Facebook: Consensus Estimates Diverging with Stock Underperformance

Facebook: Consensus Estimates Diverging With Stock Underperformance

We’ve noticed an interesting divergence between recent Facebook (FB) performance and consensus estimates. Over the last 3 months, Facebook has been flat vs. the S&P 500 gain of 7% and a NASDAQ gain of 8%. Facebook now sits at one of its lowest valuations in its trading history.

FB Stock Chart


Source: Google Finance as of February 27, 2018

Is Facebook’s business model at fault?

Increased concerns around Facebook’s business model may be behind the stock underperformance. The public and the government are increasingly scrutinizing social media companies and the ways in which they have been manipulated for malicious intent. Within this environment, there have been three reactions that increase the risk around Facebook’s future revenue and profitability trajectory:

  1. Potential government regulatory actions (i.e.

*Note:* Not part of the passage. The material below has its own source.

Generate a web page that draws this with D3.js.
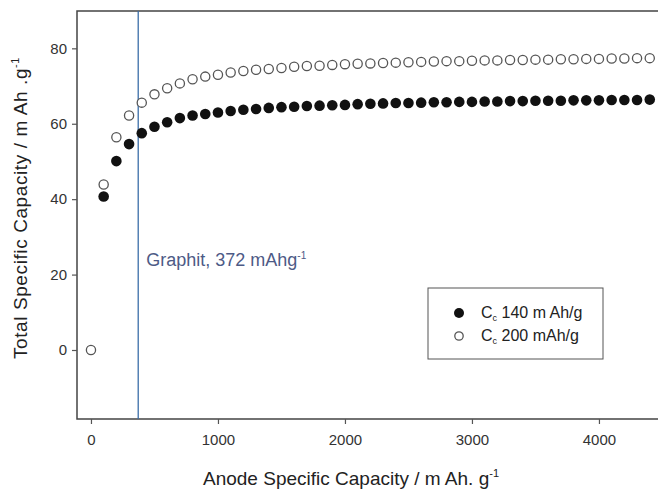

Europe’s General Data Protection Regulation)
  2. Facebook tweaks to their newsfeed algorithm, which could lower user engagement and user growth
  3. Increased costs to monitor content on their platform
Advertising revenue estimates

Despite these concerns and the stock movement, sell-side analysts have continued to move up their 2018 advertising revenue estimates, with estimates now sitting at $55 billion vs. $53 billion 3 months ago.

Facebook Advertising Revenue by Visible Alpha

Source: Visible Alpha as of February 26, 2018

Revised GAAP Expenses

Expenses similarly have been revised down, despite investor concerns of increased expenses to monitor content. Over the last three months, analysts have revised down their GAAP expense estimates as a percentage of overall revenue from 57.7% to 54.6%.

Facebook Consensus estimates vs months ago by Visible Alpha


We’ll get the first signs of evidence on which side is right as we approach FB’s 1Q18 results, which should come in May.